> _GIVEN INSTRUCTION_: From the first line of the listing below, retype each line up to and including the one with "-0.295, -0.30, -0.30]"; pictures stay out.

#####

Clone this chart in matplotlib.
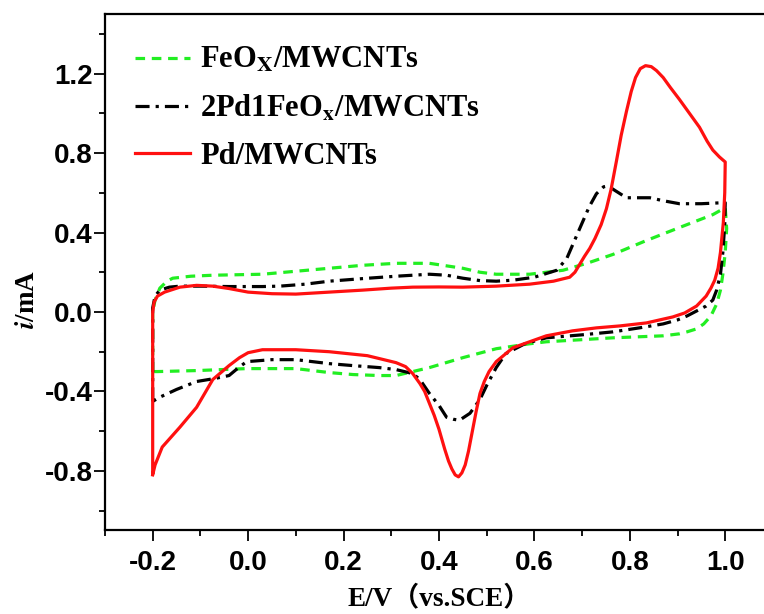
#Cyclic voltammograms of the three catalysts

import numpy as np
import matplotlib
matplotlib.use('Agg')
import matplotlib.pyplot as plt
from matplotlib.ticker import MultipleLocator

plt.rcParams['mathtext.fontset'] = 'stix'
plt.rcParams['axes.unicode_minus'] = False

#FeOx/MWCNTs - forward scan then reverse scan
fe_x = [-0.2, -0.2, -0.195, -0.185, -0.17, -0.158, -0.12, -0.074, 0.03, 0.10, 0.17, 0.24, 0.31, 0.38, 0.45,
        0.486, 0.52, 0.59, 0.66, 0.71, 0.765, 0.835, 0.904, 0.974, 1.0,
        1.003, 1.0, 0.995, 0.99, 0.982, 0.97, 0.955, 0.94, 0.92, 0.904, 0.87, 0.765, 0.625, 0.59, 0.52, 0.45,
        0.38, 0.31, 0.275, 0.22, 0.17, 0.10, -0.003, -0.108, -0.19, -0.2]
fe_y = [-0.30, 0.0, 0.06, 0.12, 0.155, 0.17, 0.18, 0.185, 0.19, 0.205, 0.22, 0.235, 0.245, 0.245, 0.22,
        0.2, 0.19, 0.19, 0.21, 0.245, 0.29, 0.36, 0.425, 0.49, 0.525,
        0.42, 0.3, 0.19, 0.11, 0.04, -0.02, -0.06, -0.085, -0.10, -0.11, -0.12, -0.13, -0.15, -0.16, -0.185, -0.23,
        -0.28, -0.32, -0.32, -0.315, -0.305, -0.285, -0.285, -0.295, -0.30, -0.30]

#2Pd1FeOx/MWCNTs
pdfe_x = [-0.2, -0.2, -0.195, -0.185, -0.165, -0.143, -0.1, -0.04, 0.03, 0.066, 0.12, 0.17, 0.24, 0.31, 0.38,
          0.416, 0.45, 0.486, 0.52, 0.555, 0.60, 0.647, 0.668, 0.695, 0.715, 0.73, 0.745, 0.754, 0.77, 0.793,
          0.82, 0.842, 0.87, 0.904, 0.95, 0.995, 1.0,
          0.999, 0.995, 0.99, 0.982, 0.974, 0.96, 0.94, 0.92, 0.9, 0.87, 0.82, 0.765, 0.7, 0.625, 0.58, 0.54,
          0.52, 0.50, 0.486, 0.465, 0.443, 0.43, 0.416, 0.40, 0.38, 0.36, 0.345, 0.31, 0.275, 0.22, 0.17, 0.10,
          0.05, -0.003, -0.02, -0.04, -0.07, -0.108, -0.15, -0.186, -0.2]
pdfe_y = [-0.45, 0.02, 0.08, 0.11, 0.125, 0.13, 0.13, 0.128, 0.128, 0.13, 0.14, 0.155, 0.168, 0.18, 0.19,
          0.185, 0.17, 0.158, 0.155, 0.16, 0.175, 0.21, 0.27, 0.42, 0.53, 0.595, 0.63, 0.635, 0.61, 0.575,
          0.575, 0.575, 0.56, 0.545, 0.545, 0.55, 0.55,
          0.44, 0.3, 0.19, 0.11, 0.06, 0.03, 0.005, -0.02, -0.04, -0.06, -0.08, -0.10, -0.115, -0.13, -0.16, -0.21,
          -0.28, -0.37, -0.44, -0.51, -0.545, -0.54, -0.53, -0.47, -0.41, -0.34, -0.31, -0.29, -0.28, -0.27, -0.26,
          -0.24, -0.24, -0.25, -0.28, -0.32, -0.335, -0.35, -0.39, -0.43, -0.45]

#Pd/MWCNTs
pd_x = [-0.2, -0.2, -0.197, -0.19, -0.175, -0.143, -0.108, -0.074, -0.04, 0.0, 0.05, 0.10, 0.17, 0.24, 0.30,
        0.345, 0.40, 0.45, 0.52, 0.59, 0.64, 0.674, 0.685, 0.695, 0.705, 0.716, 0.727, 0.74, 0.751, 0.761,
        0.772, 0.782, 0.793, 0.803, 0.812, 0.822, 0.833, 0.845, 0.856, 0.87, 0.885, 0.904, 0.925, 0.946, 0.962,
        0.974, 0.988, 1.0,
        0.999, 0.996, 0.99, 0.985, 0.978, 0.97, 0.96, 0.94, 0.915, 0.89, 0.835, 0.78, 0.73, 0.68, 0.625, 0.59,
        0.555, 0.52, 0.505, 0.495, 0.486, 0.478, 0.47, 0.462, 0.455, 0.448, 0.441, 0.434, 0.427, 0.42, 0.412,
        0.40, 0.39, 0.38, 0.37, 0.36, 0.345, 0.33, 0.31, 0.25, 0.17, 0.10, 0.03, 0.0, -0.018, -0.04, -0.074,
        -0.108, -0.143, -0.18, -0.195, -0.2]
pd_y = [-0.81, 0.0, 0.05, 0.08, 0.10, 0.125, 0.134, 0.13, 0.118, 0.10, 0.092, 0.09, 0.10, 0.11, 0.12,
        0.125, 0.126, 0.125, 0.13, 0.14, 0.155, 0.175, 0.20, 0.24, 0.28, 0.32, 0.37, 0.44, 0.52, 0.62,
        0.76, 0.89, 1.01, 1.11, 1.18, 1.225, 1.24, 1.235, 1.215, 1.18, 1.13, 1.07, 1.0, 0.93, 0.86,
        0.815, 0.78, 0.755,
        0.6, 0.45, 0.3, 0.22, 0.16, 0.12, 0.08, 0.03, -0.005, -0.025, -0.055, -0.07, -0.08, -0.095, -0.12, -0.15,
        -0.18, -0.25, -0.30, -0.35, -0.41, -0.50, -0.60, -0.70, -0.77, -0.81, -0.83, -0.82, -0.79, -0.75, -0.69,
        -0.59, -0.52, -0.46, -0.40, -0.36, -0.31, -0.275, -0.255, -0.22, -0.20, -0.19, -0.19, -0.205, -0.23, -0.27, -0.34,
        -0.48, -0.58, -0.68, -0.77, -0.82]

fig = plt.figure(figsize=(7.64, 6.14), dpi=100)
ax = fig.add_axes([0.1374, 0.136, 0.8743, 0.8412])

ax.plot(fe_x, fe_y, color='#22ee22', lw=2.3, dashes=(3, 2.1), label=r'FeO$_\mathbf{X}$/MWCNTs')
ax.plot(pdfe_x, pdfe_y, color='black', lw=2.3, dashes=(4.4, 1.9, 1, 1.9), label=r'2Pd1FeO$_\mathbf{x}$/MWCNTs')
ax.plot(pd_x, pd_y, color='#ff1010', lw=2.3, label='Pd/MWCNTs')

ax.set_xlim(-0.3, 1.1)
ax.set_ylim(-1.1, 1.5)
ax.xaxis.set_minor_locator(MultipleLocator(0.1))
ax.yaxis.set_minor_locator(MultipleLocator(0.2))
ax.set_xticks([-0.2, 0.0, 0.2, 0.4, 0.6, 0.8, 1.0])
ax.set_yticks([-0.8, -0.4, 0.0, 0.4, 0.8, 1.2])
ax.tick_params(which='major', direction='out', length=8, width=1.3, pad=6)
ax.tick_params(which='minor', direction='out', length=4.5, width=1.3)
ax.tick_params(axis='y', which='major', pad=1)
for lab in ax.get_xticklabels() + ax.get_yticklabels():
    lab.set_fontfamily('Liberation Sans')
    lab.set_fontweight('bold')
    lab.set_fontsize(20)
for sp in ax.spines.values():
    sp.set_linewidth(1.6)

ax.set_xlabel('E/V（vs.SCE）', fontsize=19.5, fontweight='bold',
              family=['Liberation Serif', 'Noto Sans CJK SC'], labelpad=7)
ax.set_ylabel(r'$\mathbfit{i}$/mA', fontsize=19.5, fontweight='bold', family='Liberation Serif')
ax.yaxis.set_label_coords(-0.097, 0.448)

leg = ax.legend(loc='upper left', frameon=False, handlelength=1.8, handletextpad=0.33,
                labelspacing=0.6, borderpad=0, borderaxespad=0, bbox_to_anchor=(0.045, 0.938),
                prop={'family': 'Liberation Serif', 'weight': 'bold', 'size': 22})

fig.savefig('out.png', dpi=100)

#####

> _FULL OUTPUT_:
Clone this chart in matplotlib.
#Cyclic voltammograms of the three catalysts

import numpy as np
import matplotlib
matplotlib.use('Agg')
import matplotlib.pyplot as plt
from matplotlib.ticker import MultipleLocator

plt.rcParams['mathtext.fontset'] = 'stix'
plt.rcParams['axes.unicode_minus'] = False

#FeOx/MWCNTs - forward scan then reverse scan
fe_x = [-0.2, -0.2, -0.195, -0.185, -0.17, -0.158, -0.12, -0.074, 0.03, 0.10, 0.17, 0.24, 0.31, 0.38, 0.45,
        0.486, 0.52, 0.59, 0.66, 0.71, 0.765, 0.835, 0.904, 0.974, 1.0,
        1.003, 1.0, 0.995, 0.99, 0.982, 0.97, 0.955, 0.94, 0.92, 0.904, 0.87, 0.765, 0.625, 0.59, 0.52, 0.45,
        0.38, 0.31, 0.275, 0.22, 0.17, 0.10, -0.003, -0.108, -0.19, -0.2]
fe_y = [-0.30, 0.0, 0.06, 0.12, 0.155, 0.17, 0.18, 0.185, 0.19, 0.205, 0.22, 0.235, 0.245, 0.245, 0.22,
        0.2, 0.19, 0.19, 0.21, 0.245, 0.29, 0.36, 0.425, 0.49, 0.525,
        0.42, 0.3, 0.19, 0.11, 0.04, -0.02, -0.06, -0.085, -0.10, -0.11, -0.12, -0.13, -0.15, -0.16, -0.185, -0.23,
        -0.28, -0.32, -0.32, -0.315, -0.305, -0.285, -0.285, -0.295, -0.30, -0.30]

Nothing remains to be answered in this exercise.